_Problem requirements_.
Repeat the data below exactly, dropping any pictures it holds.
= = =
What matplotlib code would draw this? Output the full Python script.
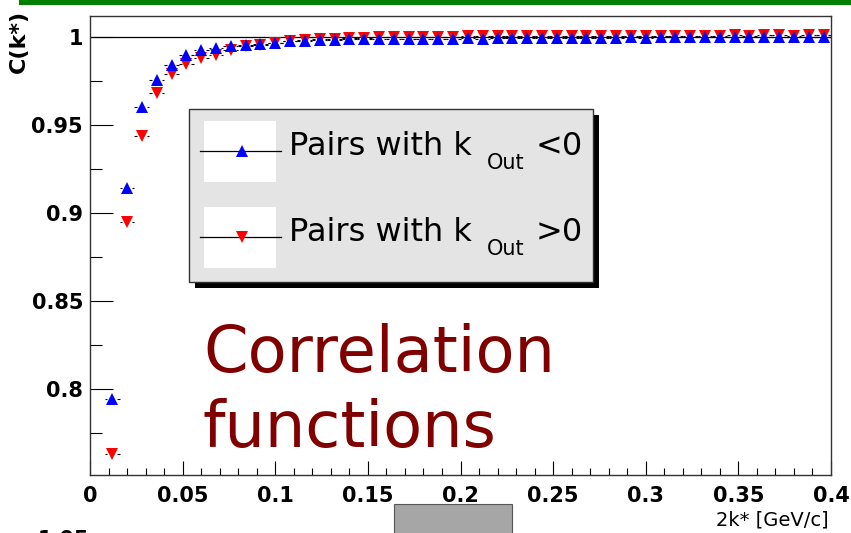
import numpy as np
import matplotlib
matplotlib.use("Agg")
import matplotlib.pyplot as plt
from matplotlib.patches import Rectangle
from matplotlib.ticker import MultipleLocator

# 2k* bin centres (bin width 0.008 GeV/c)
kstar = np.linspace(0.012, 0.396, 49)
bin_half = 0.004

# correlation function, pairs with k_out < 0
c_neg = [0.7940, 0.9139, 0.9600, 0.9757, 0.9841, 0.9894, 0.9922, 0.9936,
         0.9948, 0.9956, 0.9958, 0.9966, 0.9975, 0.9978, 0.9979, 0.9984,
         0.9985, 0.9985, 0.9987, 0.9988, 0.9989, 0.9987, 0.9990, 0.9989,
         0.9991, 0.9990, 0.9992, 0.9991, 0.9993, 0.9992, 0.9994, 0.9993,
         0.9995, 0.9994, 0.9995, 0.9996, 0.9995, 0.9996, 0.9997, 0.9996,
         0.9997, 0.9997, 0.9996, 0.9998, 0.9997, 0.9998, 0.9997, 0.9998,
         0.9998]

# correlation function, pairs with k_out > 0
c_pos = [0.7632, 0.8947, 0.9436, 0.9683, 0.9789, 0.9844, 0.9877, 0.9898,
         0.9925, 0.9945, 0.9955, 0.9966, 0.9978, 0.9982, 0.9986, 0.9990,
         0.9993, 0.9994, 0.9996, 0.9997, 0.9998, 0.9999, 1.0000, 1.0001,
         1.0002, 1.0003, 1.0002, 1.0003, 1.0004, 1.0003, 1.0004, 1.0005,
         1.0004, 1.0005, 1.0006, 1.0005, 1.0006, 1.0006, 1.0007, 1.0006,
         1.0007, 1.0007, 1.0008, 1.0007, 1.0008, 1.0008, 1.0007, 1.0008,
         1.0008]

x_ticks = [0, 0.05, 0.1, 0.15, 0.2, 0.25, 0.3, 0.35, 0.4]
x_ticklabels = ["0", "0.05", "0.1", "0.15", "0.2", "0.25", "0.3", "0.35", "0.4"]
y_ticks = [0.8, 0.85, 0.9, 0.95, 1.0]
y_ticklabels = ["0.8", "0.85", "0.9", "0.95", "1"]

W, H = 851, 533
BLUE = "#0000ff"
RED = "#ff0000"
MS = 8.5

fig = plt.figure(figsize=(W / 100, H / 100), dpi=100)
fig.patch.set_facecolor("white")

ax = fig.add_axes([90 / W, 1 - 475 / H, (831 - 90) / W, (475 - 16) / H])
ax.set_xlim(0, 0.4)
ax.set_ylim(0.751, 1.0118)

ax.axhline(1.0, color="black", lw=0.9, zorder=1)

# x error bars drawn with a gap around the marker
gap = 0.0026
for vals in (c_pos, c_neg):
    ax.hlines(vals, kstar - bin_half, kstar - gap, color="black", lw=0.8, zorder=2)
    ax.hlines(vals, kstar + gap, kstar + bin_half, color="black", lw=0.8, zorder=2)

ax.plot(kstar, c_pos, "v", color=RED, ms=MS, mew=0, zorder=3)
ax.plot(kstar, c_neg, "^", color=BLUE, ms=MS, mew=0, zorder=4)

ax.set_xticks(x_ticks, x_ticklabels, fontweight="bold", fontsize=15)
ax.set_yticks(y_ticks, y_ticklabels, fontweight="bold", fontsize=15)
ax.xaxis.set_minor_locator(MultipleLocator(0.01))
ax.yaxis.set_minor_locator(MultipleLocator(0.025))
ax.tick_params(axis="x", which="major", direction="in", length=10, width=0.8, pad=8)
ax.tick_params(axis="x", which="minor", direction="in", length=5, width=0.8)
ax.tick_params(axis="y", which="major", direction="in", length=16.5, width=0.8, pad=5)
ax.tick_params(axis="y", which="minor", direction="in", length=8.5, width=0.8)
for sp in ax.spines.values():
    sp.set_color("#333333")
    sp.set_linewidth(1.0)

# overlay in pixel units for the legend box and slide decorations
ov = fig.add_axes([0, 0, 1, 1])
ov.set_xlim(0, W)
ov.set_ylim(H, 0)
ov.axis("off")
ov.patch.set_alpha(0)

ov.add_patch(Rectangle((19, 0), W - 19, 5, fc="#008000", ec="none"))
ov.add_patch(Rectangle((394, 504), 118, 32, fc="#a6a6a6", ec="#555555", lw=0.8))
ov.text(38, 530, "1.05", ha="left", va="top", fontsize=15, fontweight="bold")

ov.text(18.5, 10, "C(k*)", rotation=90, ha="center", va="top",
        fontsize=16, fontweight="bold")
ov.text(829, 525, "2k* [GeV/c]", ha="right", va="baseline", fontsize=14)

# legend
ov.add_patch(Rectangle((195, 115), 404, 173, fc="black", ec="none"))
ov.add_patch(Rectangle((189, 109), 404, 173, fc="#e4e4e4", ec="#333333", lw=1.0))
rows = [(151, BLUE, "^", "<0"), (237, RED, "v", ">0")]
for yc, col, mk, rel in rows:
    ov.add_patch(Rectangle((204, yc - 30), 72, 61, fc="white", ec="none"))
    ov.plot([200, 281], [yc, yc], color="black", lw=0.9)
    ov.plot([242], [yc], mk, color=col, ms=MS, mew=0)
    ov.text(289, yc + 4, "Pairs with k", fontsize=23, va="baseline")
    ov.text(487, yc + 18, "Out", fontsize=15, va="baseline")
    ov.text(536, yc + 4, rel, fontsize=23, va="baseline")

ov.text(203, 372, "Correlation", fontsize=46, color="#800000", va="baseline")
ov.text(203, 447, "functions", fontsize=46, color="#800000", va="baseline")

fig.savefig("out.png", dpi=100)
= = =
_Written answer_.
What matplotlib code would draw this? Output the full Python script.
import numpy as np
import matplotlib
matplotlib.use("Agg")
import matplotlib.pyplot as plt
from matplotlib.patches import Rectangle
from matplotlib.ticker import MultipleLocator

# 2k* bin centres (bin width 0.008 GeV/c)
kstar = np.linspace(0.012, 0.396, 49)
bin_half = 0.004

# correlation function, pairs with k_out < 0
c_neg = [0.7940, 0.9139, 0.9600, 0.9757, 0.9841, 0.9894, 0.9922, 0.9936,
         0.9948, 0.9956, 0.9958, 0.9966, 0.9975, 0.9978, 0.9979, 0.9984,
         0.9985, 0.9985, 0.9987, 0.9988, 0.9989, 0.9987, 0.9990, 0.9989,
         0.9991, 0.9990, 0.9992, 0.9991, 0.9993, 0.9992, 0.9994, 0.9993,
         0.9995, 0.9994, 0.9995, 0.9996, 0.9995, 0.9996, 0.9997, 0.9996,
         0.9997, 0.9997, 0.9996, 0.9998, 0.9997, 0.9998, 0.9997, 0.9998,
         0.9998]

# correlation function, pairs with k_out > 0
c_pos = [0.7632, 0.8947, 0.9436, 0.9683, 0.9789, 0.9844, 0.9877, 0.9898,
         0.9925, 0.9945, 0.9955, 0.9966, 0.9978, 0.9982, 0.9986, 0.9990,
         0.9993, 0.9994, 0.9996, 0.9997, 0.9998, 0.9999, 1.0000, 1.0001,
         1.0002, 1.0003, 1.0002, 1.0003, 1.0004, 1.0003, 1.0004, 1.0005,
         1.0004, 1.0005, 1.0006, 1.0005, 1.0006, 1.0006, 1.0007, 1.0006,
         1.0007, 1.0007, 1.0008, 1.0007, 1.0008, 1.0008, 1.0007, 1.0008,
         1.0008]

x_ticks = [0, 0.05, 0.1, 0.15, 0.2, 0.25, 0.3, 0.35, 0.4]
x_ticklabels = ["0", "0.05", "0.1", "0.15", "0.2", "0.25", "0.3", "0.35", "0.4"]
y_ticks = [0.8, 0.85, 0.9, 0.95, 1.0]
y_ticklabels = ["0.8", "0.85", "0.9", "0.95", "1"]

W, H = 851, 533
BLUE = "#0000ff"
RED = "#ff0000"
MS = 8.5

fig = plt.figure(figsize=(W / 100, H / 100), dpi=100)
fig.patch.set_facecolor("white")

ax = fig.add_axes([90 / W, 1 - 475 / H, (831 - 90) / W, (475 - 16) / H])
ax.set_xlim(0, 0.4)
ax.set_ylim(0.751, 1.0118)

ax.axhline(1.0, color="black", lw=0.9, zorder=1)

# x error bars drawn with a gap around the marker
gap = 0.0026
for vals in (c_pos, c_neg):
    ax.hlines(vals, kstar - bin_half, kstar - gap, color="black", lw=0.8, zorder=2)
    ax.hlines(vals, kstar + gap, kstar + bin_half, color="black", lw=0.8, zorder=2)

ax.plot(kstar, c_pos, "v", color=RED, ms=MS, mew=0, zorder=3)
ax.plot(kstar, c_neg, "^", color=BLUE, ms=MS, mew=0, zorder=4)

ax.set_xticks(x_ticks, x_ticklabels, fontweight="bold", fontsize=15)
ax.set_yticks(y_ticks, y_ticklabels, fontweight="bold", fontsize=15)
ax.xaxis.set_minor_locator(MultipleLocator(0.01))
ax.yaxis.set_minor_locator(MultipleLocator(0.025))
ax.tick_params(axis="x", which="major", direction="in", length=10, width=0.8, pad=8)
ax.tick_params(axis="x", which="minor", direction="in", length=5, width=0.8)
ax.tick_params(axis="y", which="major", direction="in", length=16.5, width=0.8, pad=5)
ax.tick_params(axis="y", which="minor", direction="in", length=8.5, width=0.8)
for sp in ax.spines.values():
    sp.set_color("#333333")
    sp.set_linewidth(1.0)

# overlay in pixel units for the legend box and slide decorations
ov = fig.add_axes([0, 0, 1, 1])
ov.set_xlim(0, W)
ov.set_ylim(H, 0)
ov.axis("off")
ov.patch.set_alpha(0)

ov.add_patch(Rectangle((19, 0), W - 19, 5, fc="#008000", ec="none"))
ov.add_patch(Rectangle((394, 504), 118, 32, fc="#a6a6a6", ec="#555555", lw=0.8))
ov.text(38, 530, "1.05", ha="left", va="top", fontsize=15, fontweight="bold")

ov.text(18.5, 10, "C(k*)", rotation=90, ha="center", va="top",
        fontsize=16, fontweight="bold")
ov.text(829, 525, "2k* [GeV/c]", ha="right", va="baseline", fontsize=14)

# legend
ov.add_patch(Rectangle((195, 115), 404, 173, fc="black", ec="none"))
ov.add_patch(Rectangle((189, 109), 404, 173, fc="#e4e4e4", ec="#333333", lw=1.0))
rows = [(151, BLUE, "^", "<0"), (237, RED, "v", ">0")]
for yc, col, mk, rel in rows:
    ov.add_patch(Rectangle((204, yc - 30), 72, 61, fc="white", ec="none"))
    ov.plot([200, 281], [yc, yc], color="black", lw=0.9)
    ov.plot([242], [yc], mk, color=col, ms=MS, mew=0)
    ov.text(289, yc + 4, "Pairs with k", fontsize=23, va="baseline")
    ov.text(487, yc + 18, "Out", fontsize=15, va="baseline")
    ov.text(536, yc + 4, rel, fontsize=23, va="baseline")

ov.text(203, 372, "Correlation", fontsize=46, color="#800000", va="baseline")
ov.text(203, 447, "functions", fontsize=46, color="#800000", va="baseline")

fig.savefig("out.png", dpi=100)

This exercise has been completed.